Il motivo è fondato.
Invero, in presenza
delle contestate violazioni di cui agli artt. 11- 13 e 18 della legge 29
aprile 1949, n. 264, recante "provvedimenti in materia di avviamento al
lavoro e di assistenza dei lavoratori involontariamente disoccupati", deve
condividersi la decisione adottata da questa Corte con sentenza 8 maggio
2004, n. 8802, in ordine alla applicabilità della regolarizzazione
prevista dal decreto legge 23 ottobre 1996, n. 538 (non convertito in
legge, ma i cui effetti sono stati fatti salvi dall'art. 1, comma 233,
della legge 23 dicembre 1996, n. 662) il quale ha previsto l'estinzione,
per effetto di intervenuta regolarizzazione contributiva, non solo dei
reati previsti da leggi speciali in materia di versamento di contributi e
premi, ma anche delle obbligazioni per sanzioni amministrative e di ogni
altro onere accessorio, connessi con le violazioni delle norme sul
collocamento.
Rimane assorbito il
secondo motivo, col quale i ricorrenti denunciano, in via subordinata, la
violazione e/o falsa applicazione dell'art. 4, comma 4, d.l. 28 marzo
1993, n. 6 (convertito in legge 28 maggio 1993, n. 63) ed omessa
motivazione.
Del pari assorbiti
sono il terzo motivo - pure proposto subordinatamente, col quale i
ricorrenti deducono vizi di motivazione e violazione dell'art. 2094 c.
civ. in relazione alla sussistenza del requisito della subordinazione - e
il quarto motivo del ricorso, col quale i ricorrenti denunciano vizi di
motivazione, ancora in riferimento all'art. 2094 c. civ. e all'esistenza
di ulteriori requisiti sussidiari ai fini della qualificazione del
rapporto.
Conclusivamente, il
ricorso deve essere accolto per quanto di ragione, la sentenza impugnata
deve essere cassata e, non essendo necessari ulteriori accertamenti di
fatto, la causa può essere decisa nel merito con l'annullamento
dell'ordinanza ingiunzione.

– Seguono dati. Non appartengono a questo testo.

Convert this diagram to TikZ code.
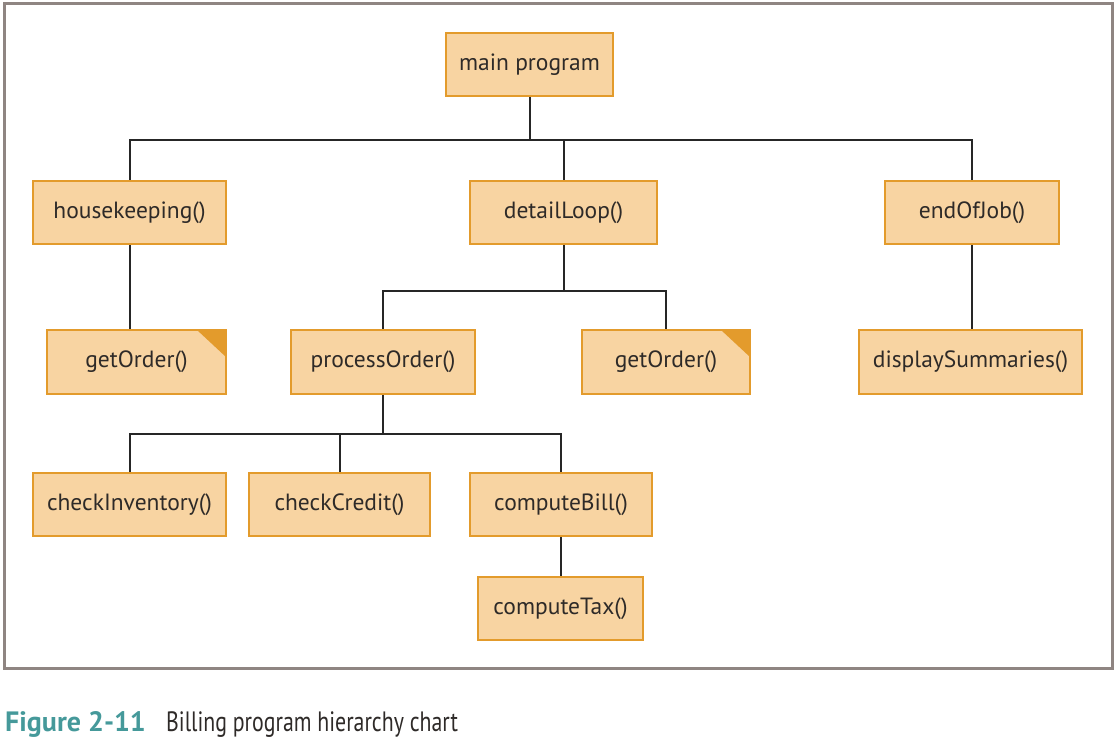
\documentclass[tikz,border=0pt]{standalone}
\usepackage{fontspec}
\setmainfont{PT Sans}
\newfontfamily\condfont[FakeStretch=0.78]{PT Sans}
\definecolor{boxfill}{HTML}{F8D4A2}
\definecolor{boxline}{HTML}{E39B2C}
\definecolor{frame}{HTML}{8F8582}
\definecolor{txt}{HTML}{2E2A28}
\definecolor{teal}{HTML}{45999A}
\begin{document}
\begin{tikzpicture}[x=1pt,y=-1pt,
  box/.style={draw=boxline, line width=2pt, fill=boxfill, text=txt, font=\fontsize{23.5}{27}\selectfont, inner sep=0pt},
  conn/.style={draw=black!85, line width=2pt},
  corner/.style={fill=boxline}]
\useasboundingbox (0,0) rectangle (1117,741);
\draw[frame, line width=3pt] (4,4) rectangle (1112,668);

\node[box, minimum width=167pt, minimum height=63pt] (main) at (529.5,64.5) {main program};
\node[box, minimum width=193pt, minimum height=63pt] (hk) at (129.5,212.5) {housekeeping()};
\node[box, minimum width=187pt, minimum height=63pt] (dl) at (563.5,212.5) {detailLoop()};
\node[box, minimum width=174pt, minimum height=63pt] (eoj) at (972,212.5) {endOfJob()};
\node[box, minimum width=179pt, minimum height=64pt] (go1) at (136.5,362) {getOrder()};
\node[box, minimum width=184pt, minimum height=64pt] (po) at (383,362) {processOrder()};
\node[box, minimum width=168pt, minimum height=64pt] (go2) at (666,362) {getOrder()};
\node[box, minimum width=223pt, minimum height=64pt] (ds) at (970.5,362) {displaySummaries()};
\node[box, minimum width=193pt, minimum height=63pt] (ci) at (129.5,504.5) {checkInventory()};
\node[box, minimum width=181pt, minimum height=63pt] (cc) at (339.5,504.5) {checkCredit()};
\node[box, minimum width=182pt, minimum height=63pt] (cb) at (561,504.5) {computeBill()};
\node[box, minimum width=165pt, minimum height=63pt] (ct) at (560.5,608.5) {computeTax()};

\fill[corner] (go1.north east) ++(-1,1) -- ++(-29,0) -- ++(29,27) -- cycle;
\fill[corner] (go2.north east) ++(-1,1) -- ++(-29,0) -- ++(29,27) -- cycle;

\coordinate (b1) at (529.5,140);
\coordinate (b2) at (563.5,291);
\coordinate (b3) at (383,434);

\draw[conn] (main.south) -- (b1) -| (hk.north);
\draw[conn] (b1) -| (dl.north);
\draw[conn] (b1) -| (eoj.north);
\draw[conn] (hk.south) -- (hk.south |- go1.north);
\draw[conn] (dl.south) -- (b2) -| (po.north);
\draw[conn] (b2) -| (go2.north);
\draw[conn] (eoj.south) -- (eoj.south |- ds.north);
\draw[conn] (po.south) -- (b3) -| (ci.north);
\draw[conn] (b3) -| (cc.north);
\draw[conn] (b3) -| (cb.north);
\draw[conn] (cb.south) -- (cb.south |- ct.north);

\node[anchor=base west, inner sep=0pt, text=teal, font=\fontsize{28}{32}\selectfont\bfseries] (fig) at (5,731) {Figure 2-11};
\node[anchor=base west, inner sep=0pt, text=txt, font=\condfont\fontsize{28}{32}\selectfont] (cap) at (166,731) {Billing program hierarchy chart};
\end{tikzpicture}
\end{document}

Le spese seguono la soccombenza (art. 385
c.p.c.).
P.T.M.
La Corte accoglie il
ricorso per quanto di ragione; cassa la sentenza impugnata e, decidendo
nel merito, annulla l'ordinanza ingiunzione. Condanna l'Ispettorato del
lavoro a pagare a controparti le spese in E. 40,00 oltre E. 3.000,00 per
onorari; spese generali e accessori come per legge.